By August 1940, Germany occupied much of mainland Europe, from the Scandinavian countries in the north to France in the south, leaving Britain isolated against the Nazis. Only the English Channel prevented the expected invasion. Hitler knew that if he were to get his troops safely across the water, he would first have to defeat the Royal Air Force (RAF).
The British had lost about half their fighter aircraft during the retreat from France and were greatly outnumbered by the German air force, the Luftwaffe. Hitler had planned to invade Britain on the 13th August 1940 but the RAF was still to strong a fighting force.
The attack on 18th August 1940
On this day, the Germans launched a powerful air offensive on bases and communication networks in southern England.

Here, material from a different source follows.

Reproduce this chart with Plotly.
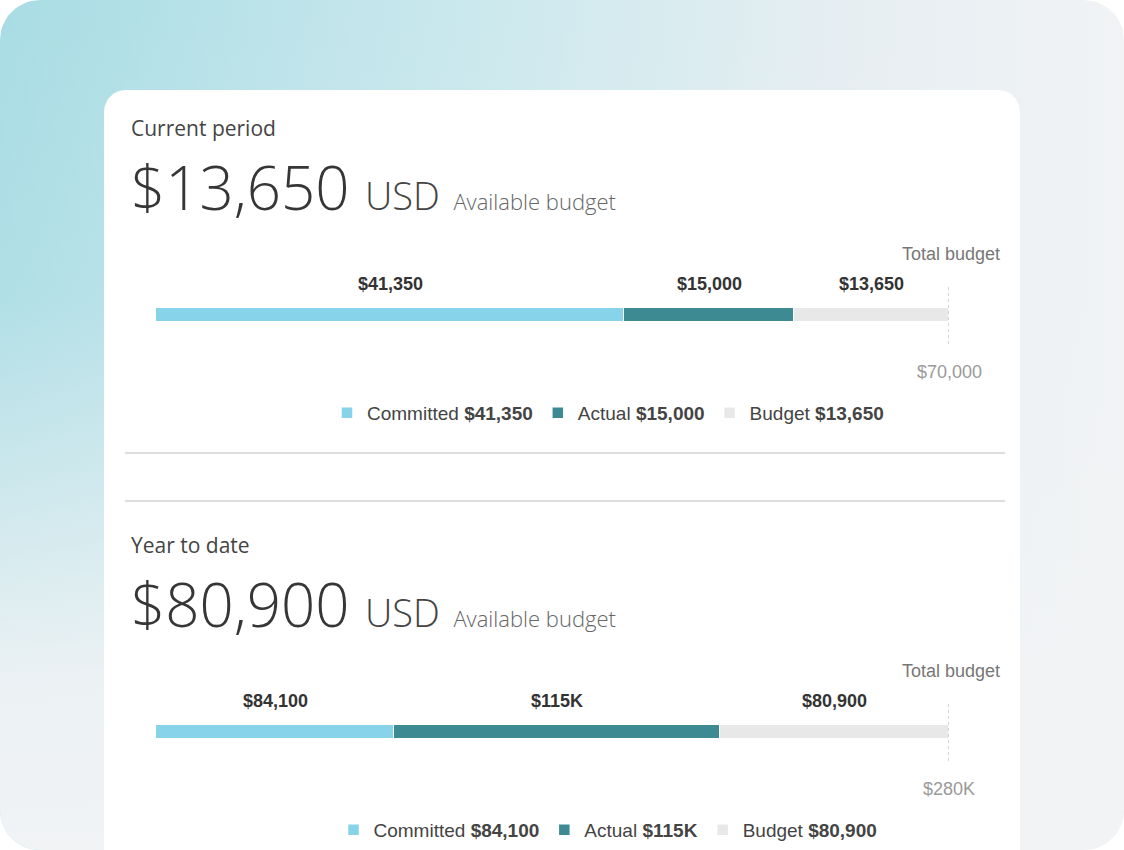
import math
import plotly.graph_objects as go

# ---------------- data ----------------
section_titles = ["Current period", "Year to date"]
committed = [41350, 84100]
actual = [15000, 115000]
budget = [13650, 80900]
totals = [70000, 280000]
series_names = ["Committed", "Actual", "Budget"]
series_colors = ["#86d3ea", "#3d8a92", "#e8e8e8"]
currency = "USD"
available_label = "Available budget"
total_label = "Total budget"


def fmt(v):
    if v >= 100000:
        return f"${v / 1000:.0f}K"
    return f"${v:,.0f}"


# ---------------- geometry ----------------
W, H = 1124, 850
SEC_DY = 417
BAR_X0, BAR_X1 = 156, 949
BAR_CY, BAR_T = 315, 14


def rrect(x0, y0, x1, y1, r_tl, r_tr, r_br, r_bl, n=14):
    pts = []

    def arc(cx, cy, r, a0, a1):
        for k in range(n + 1):
            a = math.radians(a0 + (a1 - a0) * k / n)
            pts.append((cx + r * math.cos(a), cy + r * math.sin(a)))

    arc(x0 + r_tl, y0 + r_tl, r_tl, 180, 270)
    arc(x1 - r_tr, y0 + r_tr, r_tr, 270, 360)
    arc(x1 - r_br, y1 - r_br, r_br, 0, 90)
    arc(x0 + r_bl, y1 - r_bl, r_bl, 90, 180)
    pts.append(pts[0])
    return [p[0] for p in pts], [p[1] for p in pts]


fig = go.Figure()

# background panel with gradient
bx, by = rrect(0, 0, W, H, 40, 40, 40, 40)
fig.add_trace(go.Scatter(
    x=bx, y=by, mode="lines", line=dict(width=0), fill="toself",
    fillgradient=dict(type="horizontal",
                      colorscale=[[0, "#a8dce4"], [0.45, "#cde9ee"], [0.75, "#e6eef2"], [1, "#f1f3f5"]]),
    hoverinfo="skip", showlegend=False, xaxis="x", yaxis="y"))
fig.add_trace(go.Scatter(
    x=bx, y=by, mode="lines", line=dict(width=0), fill="toself",
    fillgradient=dict(type="vertical",
                      colorscale=[[0, "rgba(241,243,245,1)"], [0.2, "rgba(241,243,245,0.92)"],
                                  [0.4, "rgba(241,243,245,0.55)"], [0.65, "rgba(241,243,245,0.12)"],
                                  [1, "rgba(241,243,245,0)"]]),
    hoverinfo="skip", showlegend=False, xaxis="x", yaxis="y"))
# white card
cx, cy = rrect(104, 90, 1020, 930, 22, 22, 0, 0)
fig.add_trace(go.Scatter(
    x=cx, y=cy, mode="lines", line=dict(width=0), fill="toself", fillcolor="white",
    hoverinfo="skip", showlegend=False, xaxis="x", yaxis="y"))

annotations = []
shapes = []
layout_axes = {}

for i in range(2):
    dy = i * SEC_DY
    xa, ya = f"x{i + 2}", f"y{i + 2}"
    vals = [committed[i], actual[i], budget[i]]
    legend_id = "legend" if i == 0 else "legend2"

    start = 0
    for name, color, v in zip(series_names, series_colors, vals):
        fig.add_trace(go.Bar(
            x=[v], y=[0], orientation="h", name=f"{name} <b>{fmt(v)}</b>",
            marker=dict(color=color, line=dict(color="white", width=1.5)),
            xaxis=xa, yaxis=ya, legend=legend_id, hoverinfo="skip"))
        annotations.append(dict(
            x=start + v / 2, xref=xa, y=284 + dy, yref="y", text=f"<b>{fmt(v)}</b>",
            showarrow=False, xanchor="center", yanchor="middle",
            font=dict(family="Arial, Liberation Sans", size=18, color="#333333")))
        start += v

    top = BAR_CY + dy - BAR_T / 2
    bot = BAR_CY + dy + BAR_T / 2
    layout_axes[f"xaxis{i + 2}"] = dict(domain=[BAR_X0 / W, BAR_X1 / W], range=[0, totals[i]],
                                        anchor=ya, visible=False, fixedrange=True)
    layout_axes[f"yaxis{i + 2}"] = dict(domain=[1 - bot / H, 1 - top / H], range=[-0.5, 0.5],
                                        anchor=xa, visible=False, fixedrange=True)

    # total budget marker
    shapes.append(dict(type="line", xref=xa, x0=totals[i], x1=totals[i], yref="y",
                       y0=287 + dy, y1=345 + dy, line=dict(color="#aaaaaa", width=1, dash="dot")))
    annotations.append(dict(
        x=1002, xref="x", y=254 + dy, yref="y", text=total_label, showarrow=False,
        xanchor="right", yanchor="middle",
        font=dict(family="Arial, Liberation Sans", size=18, color="#777777")))
    annotations.append(dict(
        x=totals[i], xref=xa, y=372 + dy, yref="y", text=fmt(totals[i]), showarrow=False,
        xanchor="center", yanchor="middle",
        font=dict(family="Arial, Liberation Sans", size=18, color="#9a9a9a")))

    # headers
    annotations.append(dict(
        x=129, xref="x", y=128 + dy, yref="y", text=section_titles[i], showarrow=False,
        xanchor="left", yanchor="middle",
        font=dict(family="Open Sans", size=21, color="#444444")))
    big = (f"{fmt(budget[i])}"
           f"<span style=\"font-size:60px\">&nbsp;</span>"
           f"<span style=\"font-size:38px;color:#444444\">{currency}</span>"
           f"<span style=\"font-size:52px\">&nbsp;</span>"
           f"<span style=\"font-size:22px;color:#666666\">{available_label}</span>")
    annotations.append(dict(
        x=129, xref="x", y=187 + dy, yref="y", text=big, showarrow=False,
        xanchor="left", yanchor="middle",
        font=dict(family="Open Sans", size=60, color="#363636", weight=300)))

# dividers
for yy in (453, 501):
    shapes.append(dict(type="line", xref="x", yref="y", x0=125, x1=1005, y0=yy, y1=yy,
                       line=dict(color="#d2d2d2", width=1.5)))

legend_common = dict(orientation="h", xanchor="center", yanchor="middle",
                     bgcolor="rgba(0,0,0,0)", traceorder="normal",
                     font=dict(family="Arial, Liberation Sans", size=19, color="#444444"))

fig.update_layout(
    width=W, height=H, margin=dict(l=0, r=0, t=0, b=0),
    paper_bgcolor="white", plot_bgcolor="rgba(0,0,0,0)",
    barmode="stack", bargap=0,
    xaxis=dict(domain=[0, 1], range=[0, W], visible=False, fixedrange=True),
    yaxis=dict(domain=[0, 1], range=[H, 0], visible=False, fixedrange=True),
    legend=dict(x=608 / W, y=1 - 413 / H, **legend_common),
    legend2=dict(x=608 / W, y=1 - 830 / H, **legend_common),
    annotations=annotations, shapes=shapes,
    **layout_axes,
)

fig.write_html("out.html")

About 100 enemy aircraft headed towards Kenley and neighbouring Biggin Hill airfields on a high level raid. Meanwhile, nine Dornier Do17 bombers came in low and attacked Kenley, destroying three hangars, the medical quarters and ten planes on the ground. One officer and eight RAF men were killed, with eight others injured. Fortunately, the operations room was left standing.
The Germans had studied aerial photographs of Kenley and knew their targets. Their Dornier aircraft were equipped with cannons and bombs, specially designed for low level attack.
Kenley was defended by anti-aircraft guns positioned around the airfield’s perimeter track. The most effective of these was the Bofors gun.
Another innovative defence measure was the parachute and cable system. Rockets were fired into the sky, trailing behind them a steel cable, which was suspended for a few seconds from a parachute. The drag of the parachute would bring down any aircraft that came into contact with the cable. On the 18th August, the system was fired, but just one Dornier was brought down. The burning plane was found by Air Warden Reid, who witnessed the crew die in the flames.
Of all the German bombs dropped that day, only a few actually reached their target. Many fell on the surrounding towns. For both Kenley Airfield and the country this series of attacks became known as ‘the hardest day’.
After the raids, civilians and military personnel struggled frantically to put the airfield back into working order. In testimony to their dedication, it was serviceable the following day.